What to produce =
Copy out the listing that follows, exact in every word, and skip the images.
══ Stored rows ══
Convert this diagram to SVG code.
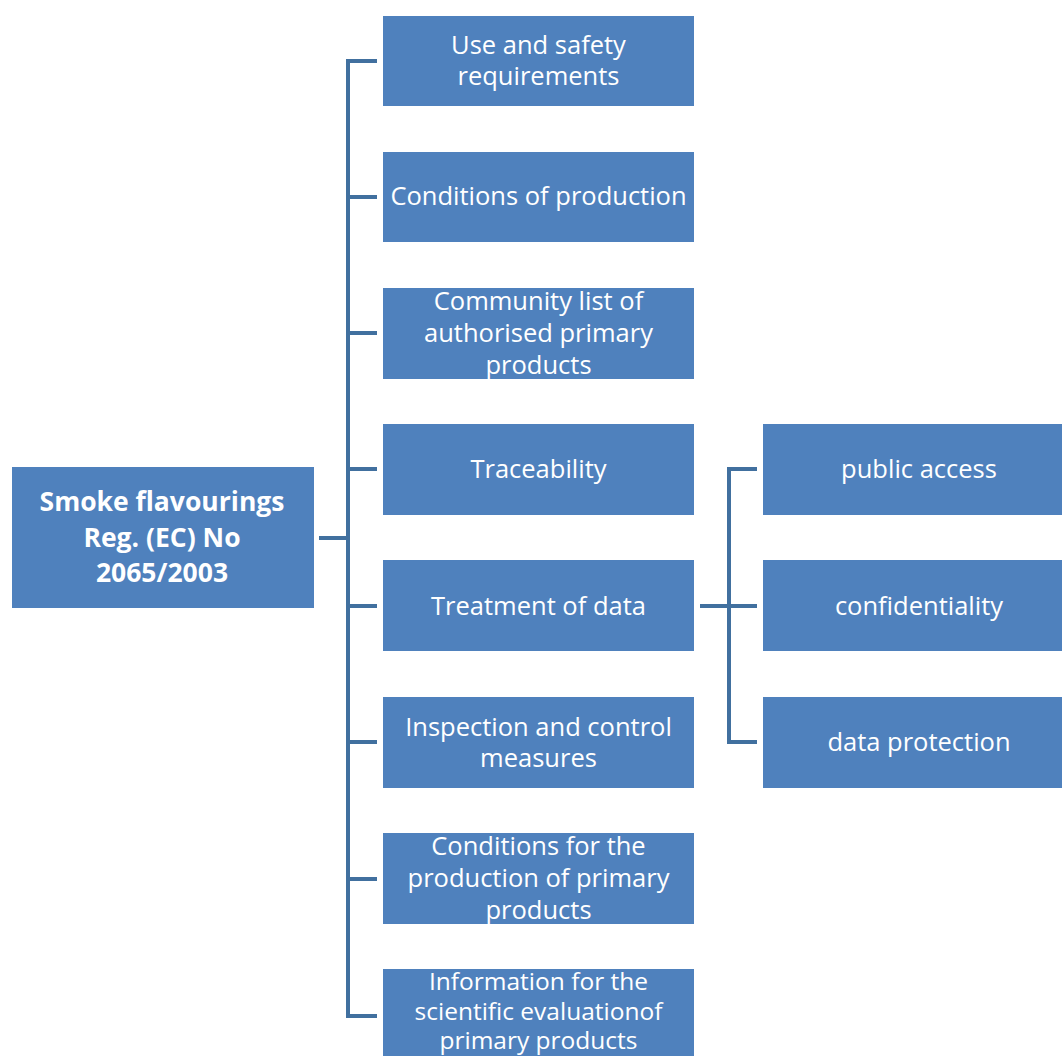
<svg xmlns="http://www.w3.org/2000/svg" width="1062" height="1056" viewBox="0 0 1062 1056">
<style>
.box{fill:#4F81BD;}
.t{font-family:"Open Sans","Liberation Sans",sans-serif;font-size:25.5px;fill:#FFFFFF;text-anchor:middle;}
.ts{font-size:24.5px;}
.tb{font-family:"Open Sans","Liberation Sans",sans-serif;font-size:26.5px;font-weight:bold;fill:#FFFFFF;text-anchor:middle;}
.c{fill:none;stroke:#41709F;stroke-width:4;}
</style>
<rect width="1062" height="1056" fill="#FFFFFF"/>
<g id="connectors">
<path class="c" d="M319 538H348M377 61H348V1016H377M348 197H377M348 333H377M348 469H377M348 606H377M348 742H377M348 879H377"/>
<path class="c" d="M700 606H757M757 469H729V742H757"/>
</g>
<g id="root"><rect class="box" x="12" y="467" width="302" height="141"/>
<text class="tb" x="162" y="511">Smoke flavourings</text><text class="tb" x="162" y="547">Reg. (EC) No</text><text class="tb" x="162" y="582">2065/2003</text></g>
<g id="n1"><rect class="box" x="383" y="16" width="311" height="90"/><text class="t" x="538.5" y="54">Use and safety</text><text class="t" x="538.5" y="85">requirements</text></g>
<g id="n2"><rect class="box" x="383" y="152" width="311" height="90"/><text class="t" x="538.5" y="205">Conditions of production</text></g>
<g id="n3"><rect class="box" x="383" y="288" width="311" height="91"/><text class="t" x="538.5" y="310">Community list of</text><text class="t" x="538.5" y="342">authorised primary</text><text class="t" x="538.5" y="374">products</text></g>
<g id="n4"><rect class="box" x="383" y="424" width="311" height="91"/><text class="t" x="538.5" y="478">Traceability</text></g>
<g id="n5"><rect class="box" x="383" y="560" width="311" height="91"/><text class="t" x="538.5" y="615">Treatment of data</text></g>
<g id="n6"><rect class="box" x="383" y="697" width="311" height="91"/><text class="t" x="538.5" y="736">Inspection and control</text><text class="t" x="538.5" y="767">measures</text></g>
<g id="n7"><rect class="box" x="383" y="833" width="311" height="91"/><text class="t" x="538.5" y="855">Conditions for the</text><text class="t" x="538.5" y="887">production of primary</text><text class="t" x="538.5" y="919">products</text></g>
<g id="n8"><rect class="box" x="383" y="969" width="311" height="91"/><text class="t ts" x="538.5" y="990">Information for the</text><text class="t ts" x="538.5" y="1020">scientific evaluationof</text><text class="t ts" x="538.5" y="1049">primary products</text></g>
<g id="r1"><rect class="box" x="763" y="424" width="299" height="91"/><text class="t" x="919" y="478">public access</text></g>
<g id="r2"><rect class="box" x="763" y="560" width="299" height="91"/><text class="t" x="919" y="615">confidentiality</text></g>
<g id="r3"><rect class="box" x="763" y="697" width="299" height="91"/><text class="t" x="919" y="751">data protection</text></g>
</svg>
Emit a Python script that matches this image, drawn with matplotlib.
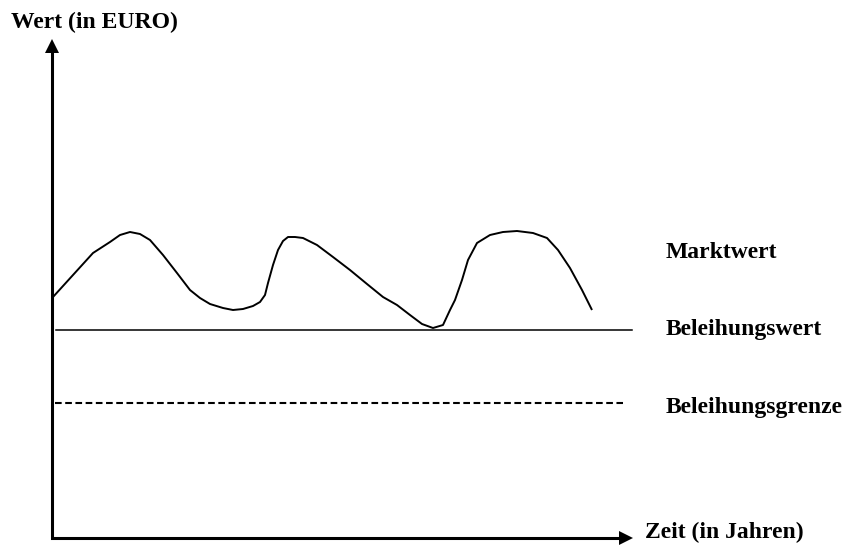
import matplotlib.pyplot as plt

# Marktwert curve (x = time, y = value)
markt_x = [53, 93, 110, 120, 130, 140, 150, 163, 177, 190, 200, 210, 223, 233, 243, 253, 260,
           265, 268, 273, 278, 283, 288, 295, 303, 317, 333, 350, 367, 383, 397, 410, 422, 433,
           443, 450, 455, 462, 468, 477, 490, 503, 517, 533, 547, 558, 570, 582, 592]
markt_y = [248, 292, 303, 310, 313, 311, 305, 290, 272, 255, 247, 241, 237, 235, 236, 239, 243,
           250, 262, 280, 295, 304, 308, 308, 307, 300, 288, 275, 261, 248, 240, 230, 221, 217,
           220, 235, 245, 265, 285, 302, 310, 313, 314, 312, 307, 295, 277, 255, 235]

beleihungswert = 215
beleihungsgrenze = 142
wert_x = [56, 632]
grenze_x = [55, 623]

labels = ["Marktwert", "Beleihungswert", "Beleihungsgrenze"]
label_y = [292, 215, 138]

plt.rcParams['font.family'] = ['Liberation Serif', 'DejaVu Serif']

fig = plt.figure(figsize=(8.46, 5.45), dpi=100)
ax = fig.add_axes([0, 0, 1, 1])
ax.set_xlim(0, 846)
ax.set_ylim(0, 545)
ax.axis("off")

# axes: corner as one polyline, triangle markers as arrow heads
ax.plot([52, 52, 626], [499, 7, 7], color="black", lw=2.2, solid_joinstyle="miter")
ax.plot([52], [499], marker="^", markersize=10, color="black", markeredgewidth=0)
ax.plot([626], [7], marker=">", markersize=10, color="black", markeredgewidth=0)

ax.plot(markt_x, markt_y, color="black", lw=1.4, solid_joinstyle="round", solid_capstyle="butt")
ax.plot(wert_x, [beleihungswert] * 2, color="black", lw=1.1)
ax.plot(grenze_x, [beleihungsgrenze] * 2, color="black", lw=1.5, linestyle=(0, (3.2, 1.7)))

font = dict(fontsize=17, fontweight="bold", va="center", ha="left")
ax.text(11, 523, "Wert (in EURO)", **font)
ax.text(645, 13, "Zeit (in Jahren)", **font)
for lab, yy in zip(labels, label_y):
    ax.text(666, yy, lab, **font)

fig.savefig("out.png", dpi=100)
═══
Task output =
Convert this diagram to SVG code.
<svg xmlns="http://www.w3.org/2000/svg" width="1062" height="1056" viewBox="0 0 1062 1056">
<style>
.box{fill:#4F81BD;}
.t{font-family:"Open Sans","Liberation Sans",sans-serif;font-size:25.5px;fill:#FFFFFF;text-anchor:middle;}
.ts{font-size:24.5px;}
.tb{font-family:"Open Sans","Liberation Sans",sans-serif;font-size:26.5px;font-weight:bold;fill:#FFFFFF;text-anchor:middle;}
.c{fill:none;stroke:#41709F;stroke-width:4;}
</style>
<rect width="1062" height="1056" fill="#FFFFFF"/>
<g id="connectors">
<path class="c" d="M319 538H348M377 61H348V1016H377M348 197H377M348 333H377M348 469H377M348 606H377M348 742H377M348 879H377"/>
<path class="c" d="M700 606H757M757 469H729V742H757"/>
</g>
<g id="root"><rect class="box" x="12" y="467" width="302" height="141"/>
<text class="tb" x="162" y="511">Smoke flavourings</text><text class="tb" x="162" y="547">Reg. (EC) No</text><text class="tb" x="162" y="582">2065/2003</text></g>
<g id="n1"><rect class="box" x="383" y="16" width="311" height="90"/><text class="t" x="538.5" y="54">Use and safety</text><text class="t" x="538.5" y="85">requirements</text></g>
<g id="n2"><rect class="box" x="383" y="152" width="311" height="90"/><text class="t" x="538.5" y="205">Conditions of production</text></g>
<g id="n3"><rect class="box" x="383" y="288" width="311" height="91"/><text class="t" x="538.5" y="310">Community list of</text><text class="t" x="538.5" y="342">authorised primary</text><text class="t" x="538.5" y="374">products</text></g>
<g id="n4"><rect class="box" x="383" y="424" width="311" height="91"/><text class="t" x="538.5" y="478">Traceability</text></g>
<g id="n5"><rect class="box" x="383" y="560" width="311" height="91"/><text class="t" x="538.5" y="615">Treatment of data</text></g>
<g id="n6"><rect class="box" x="383" y="697" width="311" height="91"/><text class="t" x="538.5" y="736">Inspection and control</text><text class="t" x="538.5" y="767">measures</text></g>
<g id="n7"><rect class="box" x="383" y="833" width="311" height="91"/><text class="t" x="538.5" y="855">Conditions for the</text><text class="t" x="538.5" y="887">production of primary</text><text class="t" x="538.5" y="919">products</text></g>
<g id="n8"><rect class="box" x="383" y="969" width="311" height="91"/><text class="t ts" x="538.5" y="990">Information for the</text><text class="t ts" x="538.5" y="1020">scientific evaluationof</text><text class="t ts" x="538.5" y="1049">primary products</text></g>
<g id="r1"><rect class="box" x="763" y="424" width="299" height="91"/><text class="t" x="919" y="478">public access</text></g>
<g id="r2"><rect class="box" x="763" y="560" width="299" height="91"/><text class="t" x="919" y="615">confidentiality</text></g>
<g id="r3"><rect class="box" x="763" y="697" width="299" height="91"/><text class="t" x="919" y="751">data protection</text></g>
</svg>
Emit a Python script that matches this image, drawn with matplotlib.
import matplotlib.pyplot as plt

# Marktwert curve (x = time, y = value)
markt_x = [53, 93, 110, 120, 130, 140, 150, 163, 177, 190, 200, 210, 223, 233, 243, 253, 260,
           265, 268, 273, 278, 283, 288, 295, 303, 317, 333, 350, 367, 383, 397, 410, 422, 433,
           443, 450, 455, 462, 468, 477, 490, 503, 517, 533, 547, 558, 570, 582, 592]
markt_y = [248, 292, 303, 310, 313, 311, 305, 290, 272, 255, 247, 241, 237, 235, 236, 239, 243,
           250, 262, 280, 295, 304, 308, 308, 307, 300, 288, 275, 261, 248, 240, 230, 221, 217,
           220, 235, 245, 265, 285, 302, 310, 313, 314, 312, 307, 295, 277, 255, 235]

beleihungswert = 215
beleihungsgrenze = 142
wert_x = [56, 632]
grenze_x = [55, 623]

labels = ["Marktwert", "Beleihungswert", "Beleihungsgrenze"]
label_y = [292, 215, 138]

plt.rcParams['font.family'] = ['Liberation Serif', 'DejaVu Serif']

fig = plt.figure(figsize=(8.46, 5.45), dpi=100)
ax = fig.add_axes([0, 0, 1, 1])
ax.set_xlim(0, 846)
ax.set_ylim(0, 545)
ax.axis("off")

# axes: corner as one polyline, triangle markers as arrow heads
ax.plot([52, 52, 626], [499, 7, 7], color="black", lw=2.2, solid_joinstyle="miter")
ax.plot([52], [499], marker="^", markersize=10, color="black", markeredgewidth=0)
ax.plot([626], [7], marker=">", markersize=10, color="black", markeredgewidth=0)

ax.plot(markt_x, markt_y, color="black", lw=1.4, solid_joinstyle="round", solid_capstyle="butt")
ax.plot(wert_x, [beleihungswert] * 2, color="black", lw=1.1)
ax.plot(grenze_x, [beleihungsgrenze] * 2, color="black", lw=1.5, linestyle=(0, (3.2, 1.7)))

font = dict(fontsize=17, fontweight="bold", va="center", ha="left")
ax.text(11, 523, "Wert (in EURO)", **font)
ax.text(645, 13, "Zeit (in Jahren)", **font)
for lab, yy in zip(labels, label_y):
    ax.text(666, yy, lab, **font)

fig.savefig("out.png", dpi=100)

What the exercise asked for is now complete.